-- Begin Information given --

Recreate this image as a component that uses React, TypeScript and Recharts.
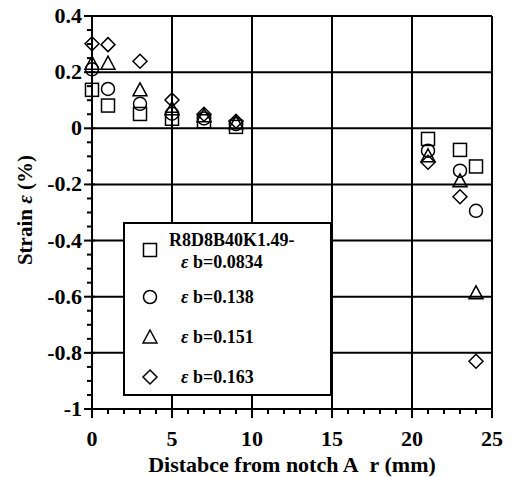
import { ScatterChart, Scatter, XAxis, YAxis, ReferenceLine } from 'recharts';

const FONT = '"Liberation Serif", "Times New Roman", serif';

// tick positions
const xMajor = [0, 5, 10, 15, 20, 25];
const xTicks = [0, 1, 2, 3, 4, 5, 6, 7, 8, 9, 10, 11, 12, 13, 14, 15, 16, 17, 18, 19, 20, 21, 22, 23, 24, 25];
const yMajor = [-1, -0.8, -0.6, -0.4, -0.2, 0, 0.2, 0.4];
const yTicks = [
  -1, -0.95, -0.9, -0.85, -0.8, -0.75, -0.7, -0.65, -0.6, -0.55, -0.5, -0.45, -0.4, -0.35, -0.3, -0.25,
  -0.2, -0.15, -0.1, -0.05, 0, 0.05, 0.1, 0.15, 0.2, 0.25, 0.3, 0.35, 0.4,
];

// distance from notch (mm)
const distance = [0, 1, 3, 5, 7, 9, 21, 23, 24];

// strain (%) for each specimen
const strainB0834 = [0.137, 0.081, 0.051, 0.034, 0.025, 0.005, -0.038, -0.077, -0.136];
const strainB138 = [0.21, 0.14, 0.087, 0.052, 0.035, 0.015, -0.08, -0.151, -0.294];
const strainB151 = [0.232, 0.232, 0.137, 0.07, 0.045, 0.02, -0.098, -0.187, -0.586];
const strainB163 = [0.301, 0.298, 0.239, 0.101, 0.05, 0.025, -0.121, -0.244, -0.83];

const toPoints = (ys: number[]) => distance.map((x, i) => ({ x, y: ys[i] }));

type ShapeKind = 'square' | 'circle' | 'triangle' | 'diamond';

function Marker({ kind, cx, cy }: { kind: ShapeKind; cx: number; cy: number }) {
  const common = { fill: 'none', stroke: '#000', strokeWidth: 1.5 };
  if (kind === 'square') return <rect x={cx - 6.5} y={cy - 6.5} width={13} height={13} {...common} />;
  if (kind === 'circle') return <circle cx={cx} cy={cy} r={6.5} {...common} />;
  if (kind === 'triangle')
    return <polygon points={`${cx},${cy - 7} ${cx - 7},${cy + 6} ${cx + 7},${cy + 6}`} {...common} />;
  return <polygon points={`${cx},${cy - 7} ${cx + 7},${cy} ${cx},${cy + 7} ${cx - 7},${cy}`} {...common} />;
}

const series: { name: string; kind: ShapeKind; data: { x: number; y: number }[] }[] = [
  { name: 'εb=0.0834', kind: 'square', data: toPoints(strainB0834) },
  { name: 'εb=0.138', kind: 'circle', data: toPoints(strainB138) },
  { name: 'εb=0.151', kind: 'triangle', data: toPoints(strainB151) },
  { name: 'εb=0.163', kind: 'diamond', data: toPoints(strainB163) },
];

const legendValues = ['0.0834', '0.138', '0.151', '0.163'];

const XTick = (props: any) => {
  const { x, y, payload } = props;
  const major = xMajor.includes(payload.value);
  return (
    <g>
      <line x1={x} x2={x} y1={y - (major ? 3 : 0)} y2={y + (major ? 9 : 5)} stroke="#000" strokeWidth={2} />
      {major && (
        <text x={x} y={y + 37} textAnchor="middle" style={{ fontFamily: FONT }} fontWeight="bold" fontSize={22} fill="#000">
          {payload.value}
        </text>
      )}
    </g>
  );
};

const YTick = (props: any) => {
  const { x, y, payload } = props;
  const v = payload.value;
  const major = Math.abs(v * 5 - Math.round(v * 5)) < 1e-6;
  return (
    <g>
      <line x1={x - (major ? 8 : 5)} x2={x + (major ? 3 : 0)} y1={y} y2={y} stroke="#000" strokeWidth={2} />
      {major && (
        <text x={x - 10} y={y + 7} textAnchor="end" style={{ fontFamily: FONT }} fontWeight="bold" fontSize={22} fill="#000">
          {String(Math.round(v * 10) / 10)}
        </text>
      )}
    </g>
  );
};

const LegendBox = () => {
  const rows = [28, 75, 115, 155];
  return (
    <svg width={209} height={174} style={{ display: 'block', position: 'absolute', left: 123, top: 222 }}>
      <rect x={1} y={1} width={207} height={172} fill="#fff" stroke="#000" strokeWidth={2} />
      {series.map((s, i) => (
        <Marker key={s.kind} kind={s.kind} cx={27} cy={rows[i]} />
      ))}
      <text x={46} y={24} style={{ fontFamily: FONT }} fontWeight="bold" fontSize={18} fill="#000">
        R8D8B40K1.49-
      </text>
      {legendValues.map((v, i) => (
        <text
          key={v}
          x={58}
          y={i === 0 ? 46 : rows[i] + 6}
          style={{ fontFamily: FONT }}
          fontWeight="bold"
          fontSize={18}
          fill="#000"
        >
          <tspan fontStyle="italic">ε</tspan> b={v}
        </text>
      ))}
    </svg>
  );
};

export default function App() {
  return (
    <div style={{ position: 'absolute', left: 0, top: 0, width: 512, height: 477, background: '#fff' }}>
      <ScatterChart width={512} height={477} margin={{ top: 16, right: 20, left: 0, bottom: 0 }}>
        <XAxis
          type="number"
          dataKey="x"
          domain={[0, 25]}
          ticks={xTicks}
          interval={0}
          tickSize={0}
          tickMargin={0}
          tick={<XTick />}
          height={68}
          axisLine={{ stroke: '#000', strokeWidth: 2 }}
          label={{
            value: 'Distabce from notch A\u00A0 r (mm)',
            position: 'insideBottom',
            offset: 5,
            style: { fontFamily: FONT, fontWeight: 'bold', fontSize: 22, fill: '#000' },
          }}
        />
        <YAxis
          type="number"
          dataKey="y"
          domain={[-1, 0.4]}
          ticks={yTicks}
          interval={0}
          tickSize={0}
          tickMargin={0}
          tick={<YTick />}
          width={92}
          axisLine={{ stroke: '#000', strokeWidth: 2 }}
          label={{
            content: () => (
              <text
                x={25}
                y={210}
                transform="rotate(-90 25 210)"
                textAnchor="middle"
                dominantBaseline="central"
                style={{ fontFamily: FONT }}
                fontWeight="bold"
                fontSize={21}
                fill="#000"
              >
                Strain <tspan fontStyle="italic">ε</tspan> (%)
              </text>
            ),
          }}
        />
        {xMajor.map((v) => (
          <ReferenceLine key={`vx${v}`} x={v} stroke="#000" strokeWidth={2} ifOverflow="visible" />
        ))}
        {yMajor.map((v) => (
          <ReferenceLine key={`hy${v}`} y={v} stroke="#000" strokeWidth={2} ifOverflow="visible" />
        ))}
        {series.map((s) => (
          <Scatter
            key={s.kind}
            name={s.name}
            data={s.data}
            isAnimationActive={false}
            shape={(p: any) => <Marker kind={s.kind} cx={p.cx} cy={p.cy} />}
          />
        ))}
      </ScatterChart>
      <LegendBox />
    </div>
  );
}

-- End Information given --
-- Begin Information given --

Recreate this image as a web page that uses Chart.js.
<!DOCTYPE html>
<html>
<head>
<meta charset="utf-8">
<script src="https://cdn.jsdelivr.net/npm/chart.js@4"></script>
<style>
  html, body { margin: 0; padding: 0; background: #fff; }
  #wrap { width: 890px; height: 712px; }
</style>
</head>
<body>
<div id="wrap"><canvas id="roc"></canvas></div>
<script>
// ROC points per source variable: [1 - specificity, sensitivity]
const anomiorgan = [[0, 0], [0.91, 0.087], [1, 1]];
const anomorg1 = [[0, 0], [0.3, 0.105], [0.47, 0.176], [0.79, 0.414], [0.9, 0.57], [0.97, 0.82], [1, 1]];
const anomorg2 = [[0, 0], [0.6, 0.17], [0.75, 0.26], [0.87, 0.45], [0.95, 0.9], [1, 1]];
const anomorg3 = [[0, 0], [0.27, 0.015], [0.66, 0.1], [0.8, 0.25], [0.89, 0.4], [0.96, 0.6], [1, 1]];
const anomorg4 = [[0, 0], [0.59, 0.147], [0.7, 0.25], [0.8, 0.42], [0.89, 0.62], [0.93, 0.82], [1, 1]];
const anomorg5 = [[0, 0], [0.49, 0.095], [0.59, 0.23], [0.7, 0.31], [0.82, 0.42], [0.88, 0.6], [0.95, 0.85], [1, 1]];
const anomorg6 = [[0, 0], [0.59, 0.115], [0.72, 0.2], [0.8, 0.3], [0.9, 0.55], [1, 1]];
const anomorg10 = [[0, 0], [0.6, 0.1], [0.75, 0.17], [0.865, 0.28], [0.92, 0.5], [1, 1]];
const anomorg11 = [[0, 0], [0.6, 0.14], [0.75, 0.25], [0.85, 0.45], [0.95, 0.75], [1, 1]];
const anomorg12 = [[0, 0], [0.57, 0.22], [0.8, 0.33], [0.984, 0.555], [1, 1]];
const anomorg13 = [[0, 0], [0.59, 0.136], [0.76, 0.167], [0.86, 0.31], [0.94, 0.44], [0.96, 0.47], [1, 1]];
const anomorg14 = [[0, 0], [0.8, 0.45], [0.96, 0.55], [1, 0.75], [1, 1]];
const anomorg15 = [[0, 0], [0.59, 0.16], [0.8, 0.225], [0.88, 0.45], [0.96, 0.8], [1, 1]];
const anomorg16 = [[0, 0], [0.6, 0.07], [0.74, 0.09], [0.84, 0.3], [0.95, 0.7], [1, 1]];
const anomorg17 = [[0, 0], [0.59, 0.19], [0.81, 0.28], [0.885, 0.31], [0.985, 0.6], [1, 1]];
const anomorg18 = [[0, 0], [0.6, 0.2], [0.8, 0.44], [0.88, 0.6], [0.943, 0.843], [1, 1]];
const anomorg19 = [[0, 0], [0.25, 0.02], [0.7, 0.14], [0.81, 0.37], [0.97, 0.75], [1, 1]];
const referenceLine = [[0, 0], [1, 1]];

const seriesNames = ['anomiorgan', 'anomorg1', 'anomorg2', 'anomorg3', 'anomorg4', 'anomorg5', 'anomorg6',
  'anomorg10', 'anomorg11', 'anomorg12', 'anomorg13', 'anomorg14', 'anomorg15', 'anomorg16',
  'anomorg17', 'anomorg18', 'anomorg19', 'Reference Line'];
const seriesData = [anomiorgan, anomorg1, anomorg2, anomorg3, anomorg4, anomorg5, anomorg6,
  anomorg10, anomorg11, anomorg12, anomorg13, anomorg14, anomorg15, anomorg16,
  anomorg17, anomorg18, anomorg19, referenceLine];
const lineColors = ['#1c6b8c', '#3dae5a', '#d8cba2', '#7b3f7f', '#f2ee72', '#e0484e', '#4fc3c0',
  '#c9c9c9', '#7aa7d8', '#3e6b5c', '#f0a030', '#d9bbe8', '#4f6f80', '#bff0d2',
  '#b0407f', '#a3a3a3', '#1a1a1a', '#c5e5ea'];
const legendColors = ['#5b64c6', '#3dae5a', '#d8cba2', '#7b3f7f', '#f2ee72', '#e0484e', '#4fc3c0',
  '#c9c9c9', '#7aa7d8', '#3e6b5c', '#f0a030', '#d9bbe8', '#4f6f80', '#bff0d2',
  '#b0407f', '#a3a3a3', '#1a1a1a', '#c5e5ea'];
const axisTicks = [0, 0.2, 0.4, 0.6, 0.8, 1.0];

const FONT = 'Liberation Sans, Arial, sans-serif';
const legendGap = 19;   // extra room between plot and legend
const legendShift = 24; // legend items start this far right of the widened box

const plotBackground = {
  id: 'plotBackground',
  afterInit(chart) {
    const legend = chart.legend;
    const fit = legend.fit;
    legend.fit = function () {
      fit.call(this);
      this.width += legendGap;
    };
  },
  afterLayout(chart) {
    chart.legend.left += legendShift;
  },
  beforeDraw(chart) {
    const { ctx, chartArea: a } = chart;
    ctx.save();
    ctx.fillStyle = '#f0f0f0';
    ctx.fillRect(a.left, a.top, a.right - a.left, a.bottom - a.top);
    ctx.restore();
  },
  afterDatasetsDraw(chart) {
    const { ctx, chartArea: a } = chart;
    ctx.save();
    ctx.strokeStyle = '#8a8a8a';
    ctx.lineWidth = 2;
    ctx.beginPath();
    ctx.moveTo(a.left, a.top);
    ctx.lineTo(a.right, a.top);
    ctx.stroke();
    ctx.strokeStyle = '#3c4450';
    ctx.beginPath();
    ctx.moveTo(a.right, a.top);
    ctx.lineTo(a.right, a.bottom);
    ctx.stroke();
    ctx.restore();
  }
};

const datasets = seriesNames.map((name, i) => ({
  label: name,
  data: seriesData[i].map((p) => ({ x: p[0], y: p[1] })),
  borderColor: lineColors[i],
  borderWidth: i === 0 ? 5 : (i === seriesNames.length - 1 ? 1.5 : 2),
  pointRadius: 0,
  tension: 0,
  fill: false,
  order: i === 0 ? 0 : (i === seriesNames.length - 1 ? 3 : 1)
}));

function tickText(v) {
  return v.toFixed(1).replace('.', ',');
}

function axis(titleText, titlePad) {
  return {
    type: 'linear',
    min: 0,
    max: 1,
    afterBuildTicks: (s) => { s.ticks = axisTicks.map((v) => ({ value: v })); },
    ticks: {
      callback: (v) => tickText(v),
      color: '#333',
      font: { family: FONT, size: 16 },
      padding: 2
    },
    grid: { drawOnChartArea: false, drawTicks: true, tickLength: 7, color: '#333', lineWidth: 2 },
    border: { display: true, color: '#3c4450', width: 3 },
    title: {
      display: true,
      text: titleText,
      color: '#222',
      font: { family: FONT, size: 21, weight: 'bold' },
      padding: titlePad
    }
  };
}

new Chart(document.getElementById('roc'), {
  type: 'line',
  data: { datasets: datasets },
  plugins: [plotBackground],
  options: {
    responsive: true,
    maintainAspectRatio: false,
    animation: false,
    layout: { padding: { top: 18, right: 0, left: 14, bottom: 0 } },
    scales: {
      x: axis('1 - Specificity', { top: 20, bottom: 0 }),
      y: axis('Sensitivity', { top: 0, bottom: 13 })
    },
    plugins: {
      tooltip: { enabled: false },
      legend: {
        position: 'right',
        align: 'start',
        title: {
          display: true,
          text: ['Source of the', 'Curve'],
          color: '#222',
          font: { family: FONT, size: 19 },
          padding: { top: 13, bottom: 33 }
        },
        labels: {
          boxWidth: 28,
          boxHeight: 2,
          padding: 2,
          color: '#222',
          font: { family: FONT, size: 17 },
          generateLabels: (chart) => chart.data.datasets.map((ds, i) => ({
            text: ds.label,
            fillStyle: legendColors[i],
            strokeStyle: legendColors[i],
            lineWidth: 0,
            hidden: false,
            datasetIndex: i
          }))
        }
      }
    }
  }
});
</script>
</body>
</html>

-- End Information given --

▶ _Problem details_: Set down nothing but the lines from the one holding "Recreate this image as a component" through the one holding "const legendValues = ['0.0834', '0.138', '0.151', '0.163'];", both included, exactly as they appear; any picture is left out.

▶ _Exercise result_:
Recreate this image as a component that uses React, TypeScript and Recharts.
import { ScatterChart, Scatter, XAxis, YAxis, ReferenceLine } from 'recharts';

const FONT = '"Liberation Serif", "Times New Roman", serif';

// tick positions
const xMajor = [0, 5, 10, 15, 20, 25];
const xTicks = [0, 1, 2, 3, 4, 5, 6, 7, 8, 9, 10, 11, 12, 13, 14, 15, 16, 17, 18, 19, 20, 21, 22, 23, 24, 25];
const yMajor = [-1, -0.8, -0.6, -0.4, -0.2, 0, 0.2, 0.4];
const yTicks = [
  -1, -0.95, -0.9, -0.85, -0.8, -0.75, -0.7, -0.65, -0.6, -0.55, -0.5, -0.45, -0.4, -0.35, -0.3, -0.25,
  -0.2, -0.15, -0.1, -0.05, 0, 0.05, 0.1, 0.15, 0.2, 0.25, 0.3, 0.35, 0.4,
];

// distance from notch (mm)
const distance = [0, 1, 3, 5, 7, 9, 21, 23, 24];

// strain (%) for each specimen
const strainB0834 = [0.137, 0.081, 0.051, 0.034, 0.025, 0.005, -0.038, -0.077, -0.136];
const strainB138 = [0.21, 0.14, 0.087, 0.052, 0.035, 0.015, -0.08, -0.151, -0.294];
const strainB151 = [0.232, 0.232, 0.137, 0.07, 0.045, 0.02, -0.098, -0.187, -0.586];
const strainB163 = [0.301, 0.298, 0.239, 0.101, 0.05, 0.025, -0.121, -0.244, -0.83];

const toPoints = (ys: number[]) => distance.map((x, i) => ({ x, y: ys[i] }));

type ShapeKind = 'square' | 'circle' | 'triangle' | 'diamond';

function Marker({ kind, cx, cy }: { kind: ShapeKind; cx: number; cy: number }) {
  const common = { fill: 'none', stroke: '#000', strokeWidth: 1.5 };
  if (kind === 'square') return <rect x={cx - 6.5} y={cy - 6.5} width={13} height={13} {...common} />;
  if (kind === 'circle') return <circle cx={cx} cy={cy} r={6.5} {...common} />;
  if (kind === 'triangle')
    return <polygon points={`${cx},${cy - 7} ${cx - 7},${cy + 6} ${cx + 7},${cy + 6}`} {...common} />;
  return <polygon points={`${cx},${cy - 7} ${cx + 7},${cy} ${cx},${cy + 7} ${cx - 7},${cy}`} {...common} />;
}

const series: { name: string; kind: ShapeKind; data: { x: number; y: number }[] }[] = [
  { name: 'εb=0.0834', kind: 'square', data: toPoints(strainB0834) },
  { name: 'εb=0.138', kind: 'circle', data: toPoints(strainB138) },
  { name: 'εb=0.151', kind: 'triangle', data: toPoints(strainB151) },
  { name: 'εb=0.163', kind: 'diamond', data: toPoints(strainB163) },
];

const legendValues = ['0.0834', '0.138', '0.151', '0.163'];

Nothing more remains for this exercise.